Mais c’est sans comp­ter les cas limites : ceux où l’on a le choix entre deux tournures.

Regar­dez bien.

“Je parle d’elle.”

Par­ler existe sous deux formes : tran­si­tive directe ou tran­si­tive indi­recte (bon, y’a aus­si une forme intran­si­tive, mais on s’en fout).

Dans le cas pré­sent, “elle” est un com­plé­ment d’ob­jet indi­rect, intro­duit par “de”. La tour­nure logique en ver­sion subor­don­née devient donc : “c’est elle dont je parle”.

Mais une petite bizar­re­rie fait qu’i­ci, on accepte éga­le­ment le retour­ne­ment en ver­sion tran­si­tive directe, comme dans “je parle cette langue” don­nant “c’est cette langue que je parle”. Le “je parle d’elle” devient alors “c’est d’elle que je parle”.

Oui, “d’elle”, avec une pré­po­si­tion. Parce que dans ce contexte, tout se passe comme si “d’elle” était un bloc unique, com­plé­ment d’ob­jet direct du verbe.

Nous sommes tous d’ac­cord — du moins ceux d’entre nous qui avons appris le fran­çais avec des auteurs un peu plus soi­gneux que David Puja­das et Jean-Pierre Per­nault — : “c’est elle que je parle” est une hor­reur abso­lue, qui donne envie d’é­touf­fer un pan­da avec les restes d’un bébé phoque à chaque fois qu’on l’entend.
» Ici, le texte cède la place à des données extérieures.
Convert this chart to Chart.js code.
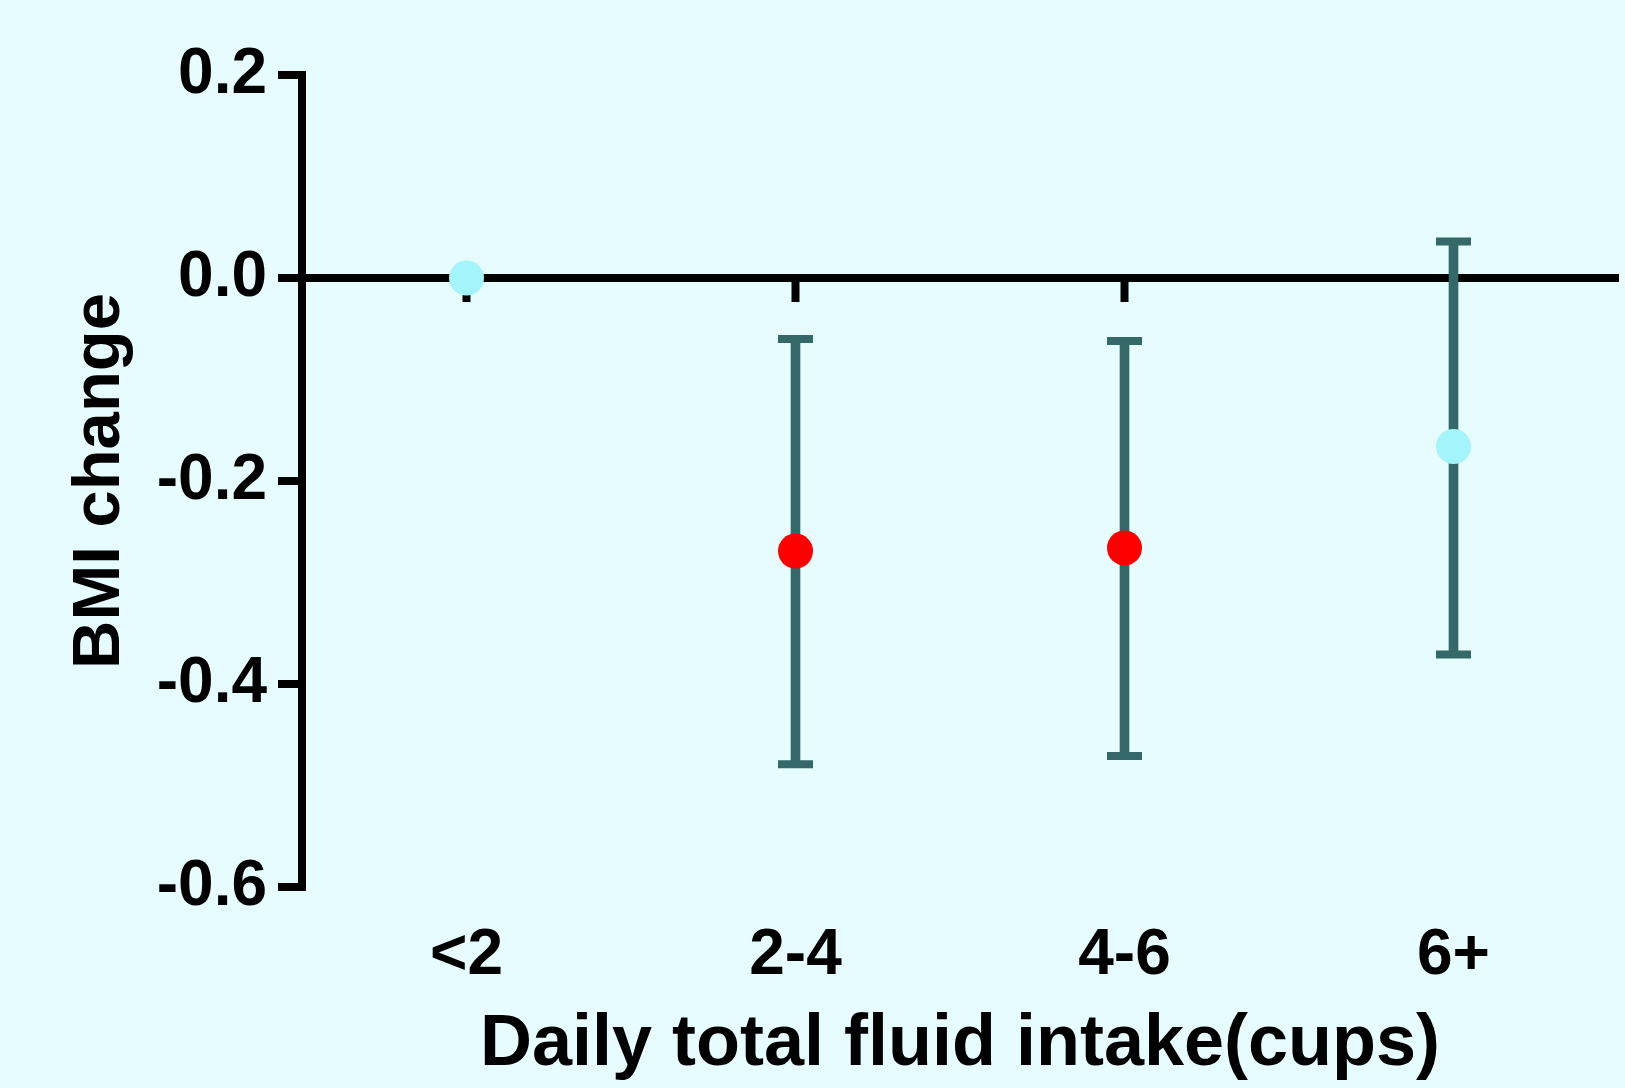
<!DOCTYPE html>
<html>
<head>
<meta charset="utf-8">
<script src="https://cdn.jsdelivr.net/npm/chart.js@4"></script>
<style>
  html, body { margin: 0; padding: 0; background: #e6fcfe; overflow: hidden; }
  #box { width: 1625px; height: 1088px; position: relative; }
</style>
</head>
<body>
<div id="box"><canvas id="grafico"></canvas></div>
<script>
// categorie e valori
const categorie = ['<2', '2-4', '4-6', '6+'];
const mediaBMI = [0, -0.269, -0.266, -0.166];
const limiteAlto = [null, -0.060, -0.062, 0.036];
const limiteBasso = [null, -0.479, -0.471, -0.371];
const coloriPunti = ['#a3f4fb', '#ff0000', '#ff0000', '#a3f4fb'];
const tickY = [0.2, 0.0, -0.2, -0.4, -0.6];

const coloreBarre = '#356969';
const font = "'Liberation Sans', Arial, Helvetica, sans-serif";

// barre di errore come barre fluttuanti
const intervalli = limiteAlto.map((h, i) => h === null ? null : [limiteBasso[i], h]);

const ctx = document.getElementById('grafico').getContext('2d');
new Chart(ctx, {
    type: 'bar',
    data: {
        labels: categorie,
        datasets: [
            {
                type: 'line',
                label: 'media',
                data: mediaBMI,
                showLine: false,
                pointRadius: 17.5,
                pointHoverRadius: 17.5,
                pointBackgroundColor: coloriPunti,
                pointBorderWidth: 0,
                order: 0
            },
            {
                type: 'line',
                label: 'alto',
                data: limiteAlto,
                showLine: false,
                pointStyle: 'line',
                pointRadius: 17.5,
                pointBorderWidth: 8,
                pointBorderColor: coloreBarre,
                order: 1
            },
            {
                type: 'line',
                label: 'basso',
                data: limiteBasso,
                showLine: false,
                pointStyle: 'line',
                pointRadius: 17.5,
                pointBorderWidth: 8,
                pointBorderColor: coloreBarre,
                order: 1
            },
            {
                type: 'bar',
                label: 'intervallo',
                data: intervalli,
                backgroundColor: coloreBarre,
                barThickness: 9,
                grouped: false,
                order: 2
            }
        ]
    },
    options: {
        responsive: true,
        maintainAspectRatio: false,
        animation: false,
        layout: {
            autoPadding: false,
            padding: { top: 75, right: 7, bottom: 0, left: 0 }
        },
        plugins: {
            legend: { display: false },
            tooltip: { enabled: false }
        },
        scales: {
            x: {
                type: 'category',
                position: 'bottom',
                offset: true,
                grid: { display: false, drawTicks: false },
                border: { display: false },
                ticks: {
                    color: '#000',
                    padding: 31,
                    font: { family: font, size: 64, weight: 'bold' }
                },
                title: {
                    display: true,
                    text: 'Daily total fluid intake(cups)',
                    color: '#000',
                    padding: { top: 0, bottom: 0 },
                    font: { family: font, size: 72, weight: 'bold' }
                },
                afterFit: (scala) => {
                    scala.height = 201;
                    scala.paddingLeft = 0;
                    scala.paddingRight = 0;
                }
            },
            // asse dello zero con le tacche delle categorie
            xz: {
                type: 'category',
                position: { y: 0 },
                offset: true,
                grid: {
                    offset: false,
                    drawOnChartArea: false,
                    drawTicks: true,
                    tickLength: 20,
                    tickWidth: 8,
                    tickColor: '#000'
                },
                border: { display: true, color: '#000', width: 8 },
                ticks: { display: false },
                afterFit: (scala) => {
                    scala.paddingLeft = 0;
                    scala.paddingRight = 0;
                }
            },
            y: {
                min: -0.6,
                max: 0.2,
                position: 'left',
                grid: {
                    drawOnChartArea: false,
                    color: '#000',
                    lineWidth: 8,
                    tickLength: 24
                },
                border: { display: true, color: '#000', width: 8 },
                afterBuildTicks: (scala) => {
                    scala.ticks = tickY.map(v => ({ value: v }));
                },
                ticks: {
                    color: '#000',
                    padding: 11,
                    font: { family: font, size: 64, weight: 'bold' },
                    callback: (v) => Math.abs(v) < 1e-9 ? '0.0' : Number(v).toFixed(1)
                },
                title: {
                    display: true,
                    text: 'BMI change',
                    color: '#000',
                    padding: { top: 60, bottom: 0 },
                    font: { family: font, size: 67, weight: 'bold' }
                },
                afterFit: (scala) => { scala.width = 302; }
            }
        }
    }
});
</script>
</body>
</html>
Mais nos fiers jour­na­listes, qui com­prennent tout mieux que tout le monde (sinon, com­ment expli­quer qu’ils décomptent 7650 € de leurs reve­nus, sur la seule sym­pa­thie qu’ins­pirent leurs beaux yeux ?), tiennent à bien mar­quer le coup. Les mau­vais, ceux qui payent pour ren­trer dans un musée, ignorent éhon­té­ment la pré­po­si­tion et se ridi­cu­lisent ain­si à la face du monde ? Très bien, nous allons leur mon­trer ce que c’est que de connaître plein de mots.
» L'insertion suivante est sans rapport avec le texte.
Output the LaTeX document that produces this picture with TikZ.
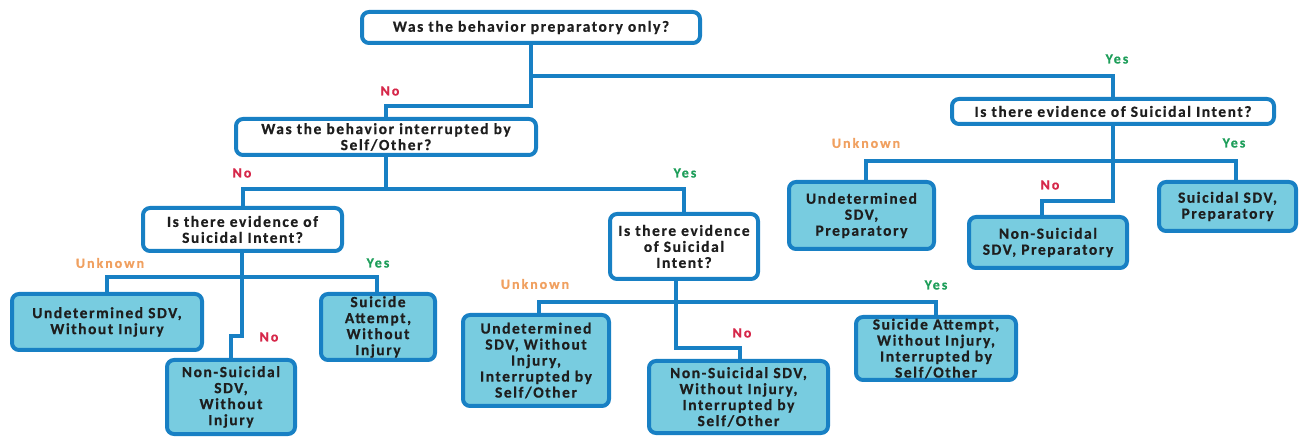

Et nous met­trons nous-mêmes pré­po­si­tion et pro­nom. Non mais.

Ça donne ceci, atten­tion les yeux :

c’est d’elle dont je parle.

Vous avez vu ? Cette sub­tile et néan­moins émou­vante alli­té­ra­tion en D ? Deux dons, par­don, de + dont, c’est le bonheur.

En vrai, cette éner­vante habi­tude orale de cer­tains cré­tins non-fran­co­phones se retrouve même désor­mais à l’é­crit. Aujourd’­hui, je l’ai même pio­chée dans Le Monde : “Laurent Ozon, puisque c’est de lui dont il s’a­git, fait ain­si direc­te­ment son entrée au BP du Front natio­nal .” Oui, avec une espace avant le point, aus­si, mais la typo­gra­phie fera l’ob­jet d’un billet ultérieur.

Ajou­ter des dif­fi­cul­tés aux dif­fi­cul­tés, juste pour mon­trer qu’on les connaît, jus­qu’à construire des phrases qui ne veulent plus rien dire et conchient la syn­taxe de la langue qu’on pré­tend maî­tri­ser : c’est un sum­mum du sno­bisme. Je me per­mets donc, sans cir­con­lo­cu­tion alar­mante et sans cher­cher à uti­li­ser des termes et des tour­nures que per­sonne ne com­prend, d’al­ler à l’es­sen­tiel : j’emmerde les sno­bi­nards pré­ten­tieux qui pètent plus haut que leur cul au point de par­ler et d’é­crire n’im­porte comment.